> _Written request_
Give back exactly the lines from the beginning of the listing below to the line holding "v in y_ticks]", both ends included; the pictures stay out.

> _Data block_

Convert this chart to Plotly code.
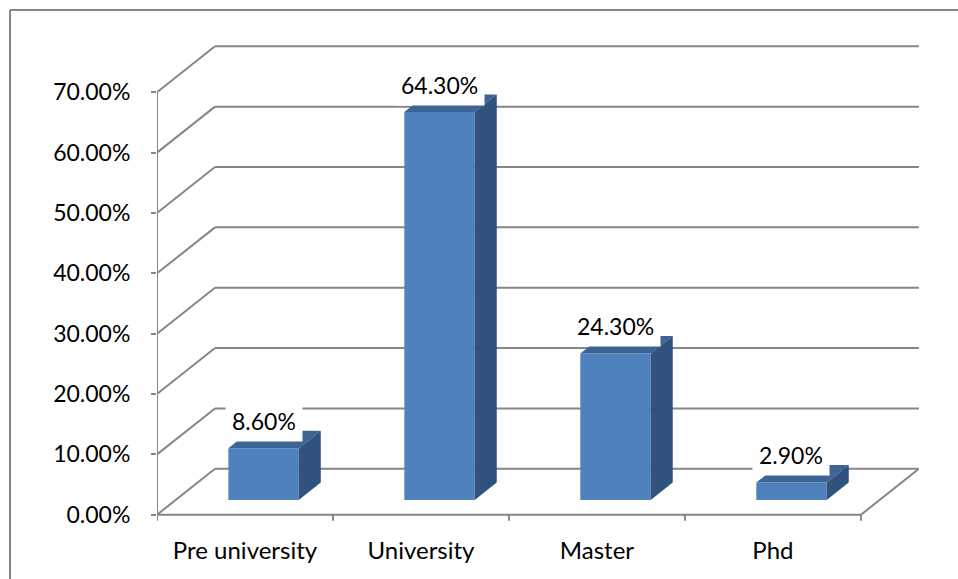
import plotly.graph_objects as go

categories = ["Pre university", "University", "Master", "Phd"]
values = [8.6, 64.3, 24.3, 2.9]
y_ticks = [0, 10, 20, 30, 40, 50, 60, 70]
y_tick_labels = [f"{v:.2f}%" for v in y_ticks]

# layout geometry
W, H = 958, 579
ML, MR, MT, MB = 157, 39, 44, 57
X0, X1 = -0.5, 3.83
Y0, Y1 = -1.2, 78.0
DX, DY = 0.3295, 7.62       # full depth offset (x units, y units)
F0, F1 = 0.32, 0.70         # bar depth start/end fractions
HW = 0.2                    # bar half width
LABEL_LIFT = 4.5            # label centre above bar front-top (y units)
GRID = "#868686"
FRONT = "#4F81BD"
TOP = "#3C6494"
SIDE = "#30527C"
FONT = "Lato"

fig = go.Figure()

def line(xs, ys, color=GRID, width=2):
    fig.add_trace(go.Scatter(x=xs, y=ys, mode="lines", line=dict(color=color, width=width),
                             hoverinfo="skip", showlegend=False))

# back wall gridlines and side diagonals
xs, ys = [], []
left, right = -0.5, len(categories) - 0.5
for v in y_ticks:
    xs += [left + DX, right + DX, None]
    ys += [v + DY, v + DY, None]
    xs += [left, left + DX, None]
    ys += [v, v + DY, None]
line(xs, ys)
# floor front and right edges
line([left, right, right + DX], [0, 0, DY])
# front-left vertical axis
line([left, left], [0, max(y_ticks)])
# category boundary ticks
tx, ty = [], []
for k in range(len(categories) + 1):
    tx += [left + k, left + k, None]
    ty += [0, -1.0, None]
line(tx, ty)

# bars as 3D prisms
fx, fy = F0 * DX, F0 * DY
ddx, ddy = (F1 - F0) * DX, (F1 - F0) * DY
for i, v in enumerate(values):
    x0, x1 = i - HW + fx, i + HW + fx
    b, t = fy, v + fy
    fig.add_trace(go.Scatter(x=[x0, x1, x1, x0, x0], y=[b, b, t, t, b], fill="toself",
                             fillcolor=FRONT, mode="lines", line=dict(width=0, color=FRONT),
                             hoverinfo="skip", showlegend=False))
    fig.add_trace(go.Scatter(x=[x0, x1, x1 + ddx, x0 + ddx, x0], y=[t, t, t + ddy, t + ddy, t],
                             fill="toself", fillcolor=TOP, mode="lines",
                             line=dict(width=0, color=TOP), hoverinfo="skip", showlegend=False))
    fig.add_trace(go.Scatter(x=[x1, x1 + ddx, x1 + ddx, x1, x1], y=[b, b + ddy, t + ddy, t, b],
                             fill="toself", fillcolor=SIDE, mode="lines",
                             line=dict(width=0, color=SIDE), hoverinfo="skip", showlegend=False))
    fig.add_annotation(x=i + fx, y=t + LABEL_LIFT, text=f"{v:.2f}%", showarrow=False,
                       xanchor="center", yanchor="middle", bgcolor="white", borderpad=6,
                       font=dict(family=FONT, size=23, color="black"))

pw = W - ML - MR
ph = H - MT - MB
# outer chart frame (left and top edges)
px = lambda p: (p - ML) / pw
py = lambda p: (H - MB - p) / ph
fig.add_shape(type="line", xref="paper", yref="paper", x0=px(10), x1=px(10), y0=py(10), y1=py(590),
              line=dict(color=GRID, width=2))
fig.add_shape(type="line", xref="paper", yref="paper", x0=px(10), x1=px(970), y0=py(10), y1=py(10),
              line=dict(color=GRID, width=2))

fig.update_layout(
    width=W, height=H,
    margin=dict(l=ML, r=MR, t=MT, b=MB),
    paper_bgcolor="white", plot_bgcolor="white",
    showlegend=False,
    xaxis=dict(range=[X0, X1], tickvals=list(range(len(categories))), ticktext=categories,
               showgrid=False, zeroline=False, showline=False, ticks="",
               ticklabelstandoff=12, tickfont=dict(family=FONT, size=24, color="black")),
    yaxis=dict(range=[Y0, Y1], tickvals=y_ticks, ticktext=y_tick_labels,
               showgrid=False, zeroline=False, showline=False, ticks="outside",
               ticklen=5, tickwidth=2, tickcolor=GRID, ticklabelstandoff=16,
               tickfont=dict(family=FONT, size=23, color="black")),
)

fig.write_html("out.html")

> _Full output_
Convert this chart to Plotly code.
import plotly.graph_objects as go

categories = ["Pre university", "University", "Master", "Phd"]
values = [8.6, 64.3, 24.3, 2.9]
y_ticks = [0, 10, 20, 30, 40, 50, 60, 70]
y_tick_labels = [f"{v:.2f}%" for v in y_ticks]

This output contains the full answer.